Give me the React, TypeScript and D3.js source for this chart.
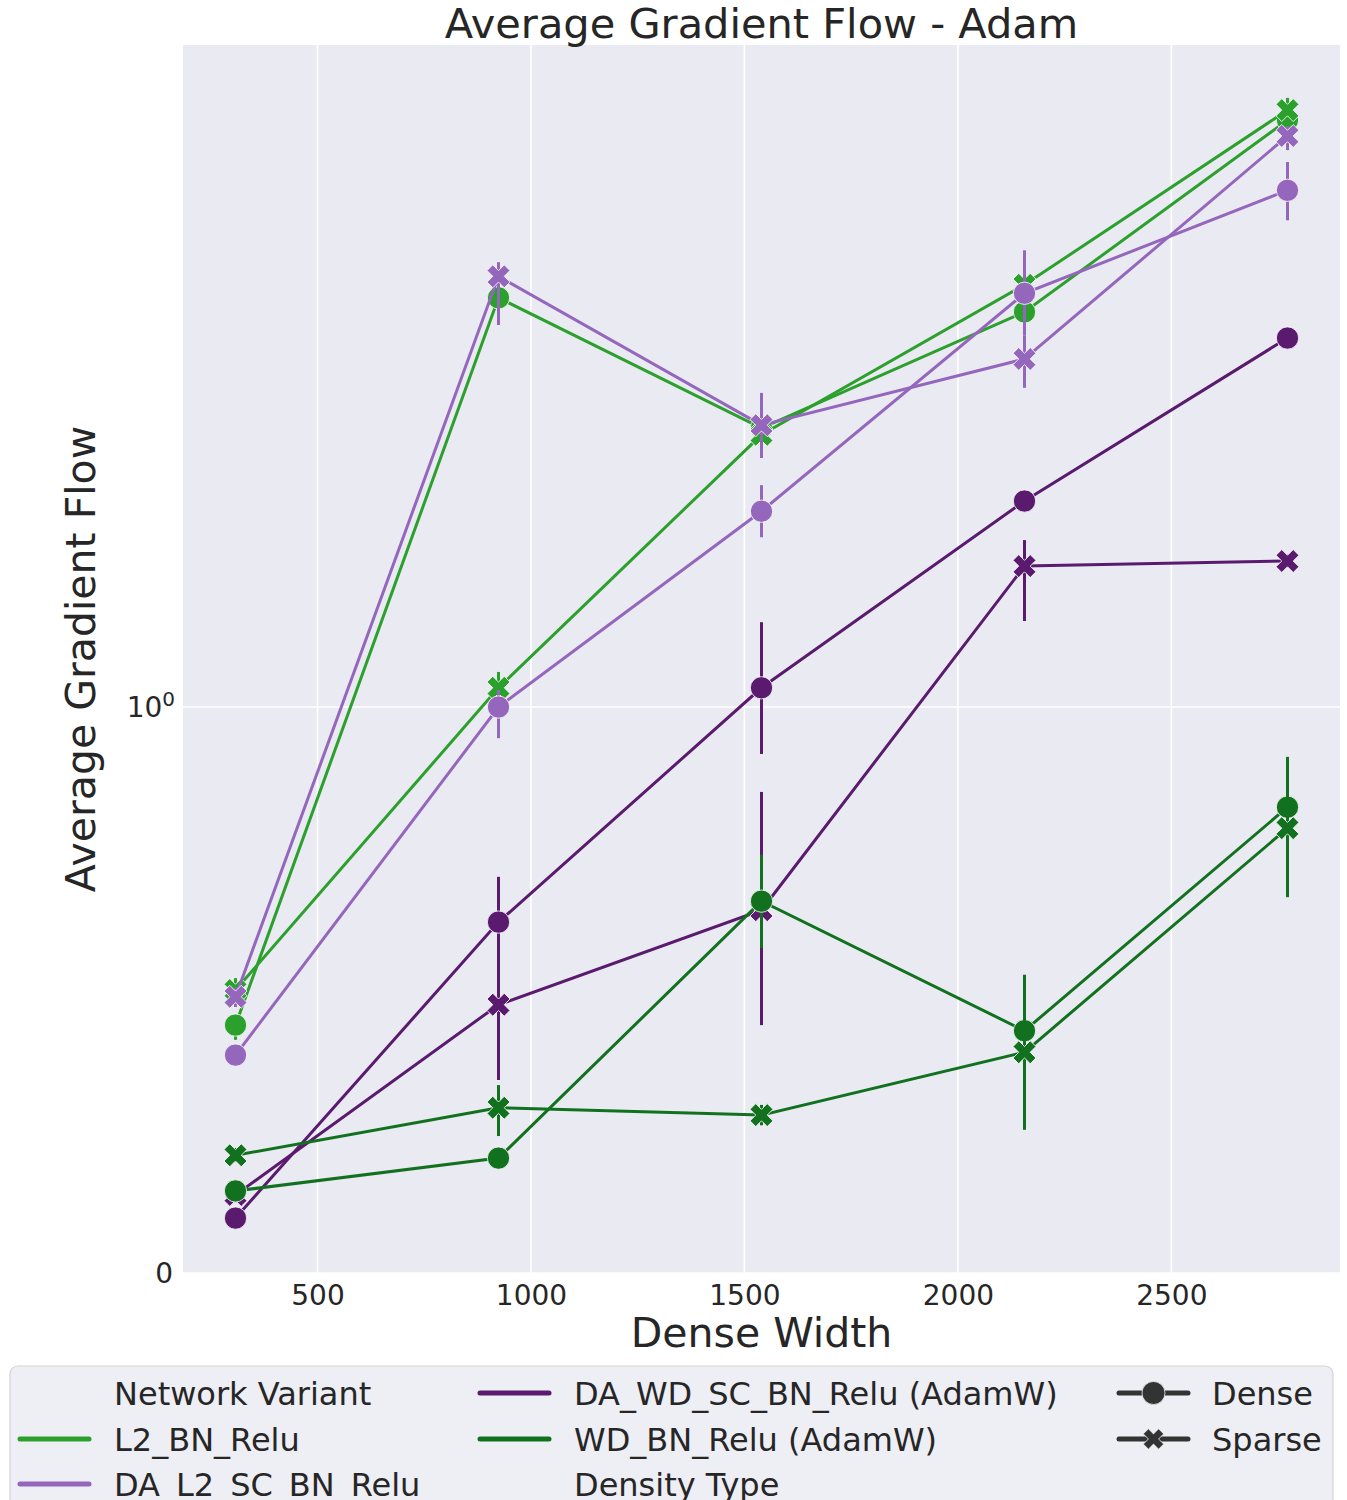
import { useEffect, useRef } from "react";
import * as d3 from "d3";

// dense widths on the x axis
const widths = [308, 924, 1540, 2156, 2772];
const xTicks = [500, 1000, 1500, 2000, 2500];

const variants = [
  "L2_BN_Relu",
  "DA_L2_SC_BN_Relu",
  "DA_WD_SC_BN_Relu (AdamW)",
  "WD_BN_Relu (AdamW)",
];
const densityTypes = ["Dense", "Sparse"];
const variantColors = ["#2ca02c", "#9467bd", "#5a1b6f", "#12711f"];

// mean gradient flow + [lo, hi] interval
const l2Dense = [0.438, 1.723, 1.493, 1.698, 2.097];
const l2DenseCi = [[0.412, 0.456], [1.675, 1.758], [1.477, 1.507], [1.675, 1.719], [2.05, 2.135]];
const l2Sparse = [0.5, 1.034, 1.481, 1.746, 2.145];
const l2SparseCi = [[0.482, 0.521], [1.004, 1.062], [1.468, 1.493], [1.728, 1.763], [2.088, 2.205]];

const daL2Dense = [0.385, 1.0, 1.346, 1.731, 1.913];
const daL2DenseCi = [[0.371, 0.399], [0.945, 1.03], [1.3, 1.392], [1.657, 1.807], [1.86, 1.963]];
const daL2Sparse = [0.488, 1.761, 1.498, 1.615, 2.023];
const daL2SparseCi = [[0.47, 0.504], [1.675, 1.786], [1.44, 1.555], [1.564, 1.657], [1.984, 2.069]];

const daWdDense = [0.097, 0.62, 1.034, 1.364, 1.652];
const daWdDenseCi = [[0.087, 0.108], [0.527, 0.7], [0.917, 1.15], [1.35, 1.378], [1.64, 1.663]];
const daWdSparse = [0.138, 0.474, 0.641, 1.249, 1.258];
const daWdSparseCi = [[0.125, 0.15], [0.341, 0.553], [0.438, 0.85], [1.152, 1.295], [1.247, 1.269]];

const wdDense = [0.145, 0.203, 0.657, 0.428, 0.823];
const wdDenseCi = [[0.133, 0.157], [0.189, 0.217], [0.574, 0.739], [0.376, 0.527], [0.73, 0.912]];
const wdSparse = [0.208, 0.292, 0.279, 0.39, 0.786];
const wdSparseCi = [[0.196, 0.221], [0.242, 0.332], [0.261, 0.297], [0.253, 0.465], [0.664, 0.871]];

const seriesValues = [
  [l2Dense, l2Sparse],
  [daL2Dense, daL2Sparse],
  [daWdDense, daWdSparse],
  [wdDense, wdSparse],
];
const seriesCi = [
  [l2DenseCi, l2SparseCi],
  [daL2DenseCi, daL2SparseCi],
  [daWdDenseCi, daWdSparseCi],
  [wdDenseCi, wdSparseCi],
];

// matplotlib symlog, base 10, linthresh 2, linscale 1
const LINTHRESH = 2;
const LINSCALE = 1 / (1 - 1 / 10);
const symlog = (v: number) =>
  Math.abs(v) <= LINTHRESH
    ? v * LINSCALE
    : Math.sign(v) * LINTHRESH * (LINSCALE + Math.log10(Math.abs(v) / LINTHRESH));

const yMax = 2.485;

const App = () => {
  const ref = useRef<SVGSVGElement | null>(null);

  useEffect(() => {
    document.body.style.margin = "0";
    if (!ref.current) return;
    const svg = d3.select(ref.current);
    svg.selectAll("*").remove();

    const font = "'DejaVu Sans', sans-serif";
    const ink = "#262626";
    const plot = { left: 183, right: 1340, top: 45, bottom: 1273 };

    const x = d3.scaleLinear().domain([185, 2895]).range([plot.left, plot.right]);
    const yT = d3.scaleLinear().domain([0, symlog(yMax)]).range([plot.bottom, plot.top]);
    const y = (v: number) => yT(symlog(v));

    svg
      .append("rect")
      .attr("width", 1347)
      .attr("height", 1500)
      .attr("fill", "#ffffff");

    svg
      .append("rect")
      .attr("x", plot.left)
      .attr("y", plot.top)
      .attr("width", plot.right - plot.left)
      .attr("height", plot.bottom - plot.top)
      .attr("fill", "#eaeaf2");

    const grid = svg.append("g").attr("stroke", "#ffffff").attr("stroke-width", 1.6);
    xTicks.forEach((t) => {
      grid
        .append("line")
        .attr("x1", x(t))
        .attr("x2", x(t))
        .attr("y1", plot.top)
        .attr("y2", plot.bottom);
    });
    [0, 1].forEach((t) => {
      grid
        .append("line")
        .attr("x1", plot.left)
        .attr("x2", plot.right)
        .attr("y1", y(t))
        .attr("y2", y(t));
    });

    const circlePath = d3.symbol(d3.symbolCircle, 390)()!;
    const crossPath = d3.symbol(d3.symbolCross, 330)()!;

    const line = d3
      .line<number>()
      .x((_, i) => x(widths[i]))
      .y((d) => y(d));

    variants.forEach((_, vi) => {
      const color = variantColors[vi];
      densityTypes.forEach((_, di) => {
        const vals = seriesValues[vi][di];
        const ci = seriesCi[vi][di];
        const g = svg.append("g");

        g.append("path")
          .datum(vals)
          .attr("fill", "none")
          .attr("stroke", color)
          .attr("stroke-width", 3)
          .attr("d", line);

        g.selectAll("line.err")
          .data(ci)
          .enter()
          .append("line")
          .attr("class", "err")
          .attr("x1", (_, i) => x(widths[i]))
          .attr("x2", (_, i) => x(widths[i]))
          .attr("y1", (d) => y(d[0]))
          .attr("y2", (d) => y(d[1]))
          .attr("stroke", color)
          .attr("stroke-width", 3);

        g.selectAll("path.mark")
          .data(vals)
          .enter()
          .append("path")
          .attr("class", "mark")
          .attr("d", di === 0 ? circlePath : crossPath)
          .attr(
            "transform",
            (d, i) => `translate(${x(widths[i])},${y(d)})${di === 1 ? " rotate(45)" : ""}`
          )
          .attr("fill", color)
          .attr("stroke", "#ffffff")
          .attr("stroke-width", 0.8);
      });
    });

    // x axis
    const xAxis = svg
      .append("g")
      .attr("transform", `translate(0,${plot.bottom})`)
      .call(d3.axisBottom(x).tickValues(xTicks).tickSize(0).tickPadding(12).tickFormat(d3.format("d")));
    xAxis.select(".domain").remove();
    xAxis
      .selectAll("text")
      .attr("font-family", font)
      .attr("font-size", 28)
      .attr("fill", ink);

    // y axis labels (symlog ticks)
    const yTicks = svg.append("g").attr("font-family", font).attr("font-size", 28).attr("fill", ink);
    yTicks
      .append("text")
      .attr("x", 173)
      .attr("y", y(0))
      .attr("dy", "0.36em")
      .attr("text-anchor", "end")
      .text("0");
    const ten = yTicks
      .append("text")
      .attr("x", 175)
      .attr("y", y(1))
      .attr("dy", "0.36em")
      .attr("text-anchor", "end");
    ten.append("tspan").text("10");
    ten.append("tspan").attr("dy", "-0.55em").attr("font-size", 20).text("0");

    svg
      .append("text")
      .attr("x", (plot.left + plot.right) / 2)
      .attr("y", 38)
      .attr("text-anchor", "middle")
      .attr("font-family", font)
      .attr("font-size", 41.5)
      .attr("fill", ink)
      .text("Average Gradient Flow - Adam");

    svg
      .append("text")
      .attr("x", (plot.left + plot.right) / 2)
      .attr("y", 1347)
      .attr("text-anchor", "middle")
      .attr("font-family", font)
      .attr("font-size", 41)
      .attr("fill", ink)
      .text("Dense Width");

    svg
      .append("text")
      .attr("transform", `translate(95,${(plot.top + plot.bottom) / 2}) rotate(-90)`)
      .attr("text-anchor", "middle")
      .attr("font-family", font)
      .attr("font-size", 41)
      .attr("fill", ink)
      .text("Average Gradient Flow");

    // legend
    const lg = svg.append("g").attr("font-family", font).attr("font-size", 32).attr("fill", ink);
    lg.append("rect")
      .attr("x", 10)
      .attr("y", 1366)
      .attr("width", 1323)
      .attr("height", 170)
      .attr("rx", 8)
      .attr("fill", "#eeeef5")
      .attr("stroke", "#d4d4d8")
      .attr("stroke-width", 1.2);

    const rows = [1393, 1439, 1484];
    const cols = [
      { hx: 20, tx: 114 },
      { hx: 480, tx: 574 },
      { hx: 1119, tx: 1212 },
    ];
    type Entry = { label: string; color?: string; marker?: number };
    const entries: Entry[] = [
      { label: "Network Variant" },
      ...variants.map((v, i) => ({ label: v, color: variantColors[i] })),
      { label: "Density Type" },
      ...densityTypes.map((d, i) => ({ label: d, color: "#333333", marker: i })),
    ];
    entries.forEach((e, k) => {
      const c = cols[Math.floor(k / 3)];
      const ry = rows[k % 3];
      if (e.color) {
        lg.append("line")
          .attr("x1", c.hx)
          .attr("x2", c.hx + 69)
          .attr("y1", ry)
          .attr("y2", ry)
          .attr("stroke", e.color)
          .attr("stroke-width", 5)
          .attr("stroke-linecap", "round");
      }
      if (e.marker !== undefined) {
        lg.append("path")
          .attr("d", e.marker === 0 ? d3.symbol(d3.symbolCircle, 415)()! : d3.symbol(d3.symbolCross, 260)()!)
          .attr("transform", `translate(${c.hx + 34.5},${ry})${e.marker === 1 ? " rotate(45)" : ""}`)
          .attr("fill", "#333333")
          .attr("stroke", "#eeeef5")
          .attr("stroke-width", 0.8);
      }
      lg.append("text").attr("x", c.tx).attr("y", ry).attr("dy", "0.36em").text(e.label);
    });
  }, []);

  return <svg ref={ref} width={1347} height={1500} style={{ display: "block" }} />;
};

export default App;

+++

§ Required task
Please quote the lines of the material, beginning with the first and ending with the one that contains "0.465], [0.664, 0.871]];", exactly as written and without any pictures.

§ Answer to the task
Give me the React, TypeScript and D3.js source for this chart.
import { useEffect, useRef } from "react";
import * as d3 from "d3";

// dense widths on the x axis
const widths = [308, 924, 1540, 2156, 2772];
const xTicks = [500, 1000, 1500, 2000, 2500];

const variants = [
  "L2_BN_Relu",
  "DA_L2_SC_BN_Relu",
  "DA_WD_SC_BN_Relu (AdamW)",
  "WD_BN_Relu (AdamW)",
];
const densityTypes = ["Dense", "Sparse"];
const variantColors = ["#2ca02c", "#9467bd", "#5a1b6f", "#12711f"];

// mean gradient flow + [lo, hi] interval
const l2Dense = [0.438, 1.723, 1.493, 1.698, 2.097];
const l2DenseCi = [[0.412, 0.456], [1.675, 1.758], [1.477, 1.507], [1.675, 1.719], [2.05, 2.135]];
const l2Sparse = [0.5, 1.034, 1.481, 1.746, 2.145];
const l2SparseCi = [[0.482, 0.521], [1.004, 1.062], [1.468, 1.493], [1.728, 1.763], [2.088, 2.205]];

const daL2Dense = [0.385, 1.0, 1.346, 1.731, 1.913];
const daL2DenseCi = [[0.371, 0.399], [0.945, 1.03], [1.3, 1.392], [1.657, 1.807], [1.86, 1.963]];
const daL2Sparse = [0.488, 1.761, 1.498, 1.615, 2.023];
const daL2SparseCi = [[0.47, 0.504], [1.675, 1.786], [1.44, 1.555], [1.564, 1.657], [1.984, 2.069]];

const daWdDense = [0.097, 0.62, 1.034, 1.364, 1.652];
const daWdDenseCi = [[0.087, 0.108], [0.527, 0.7], [0.917, 1.15], [1.35, 1.378], [1.64, 1.663]];
const daWdSparse = [0.138, 0.474, 0.641, 1.249, 1.258];
const daWdSparseCi = [[0.125, 0.15], [0.341, 0.553], [0.438, 0.85], [1.152, 1.295], [1.247, 1.269]];

const wdDense = [0.145, 0.203, 0.657, 0.428, 0.823];
const wdDenseCi = [[0.133, 0.157], [0.189, 0.217], [0.574, 0.739], [0.376, 0.527], [0.73, 0.912]];
const wdSparse = [0.208, 0.292, 0.279, 0.39, 0.786];
const wdSparseCi = [[0.196, 0.221], [0.242, 0.332], [0.261, 0.297], [0.253, 0.465], [0.664, 0.871]];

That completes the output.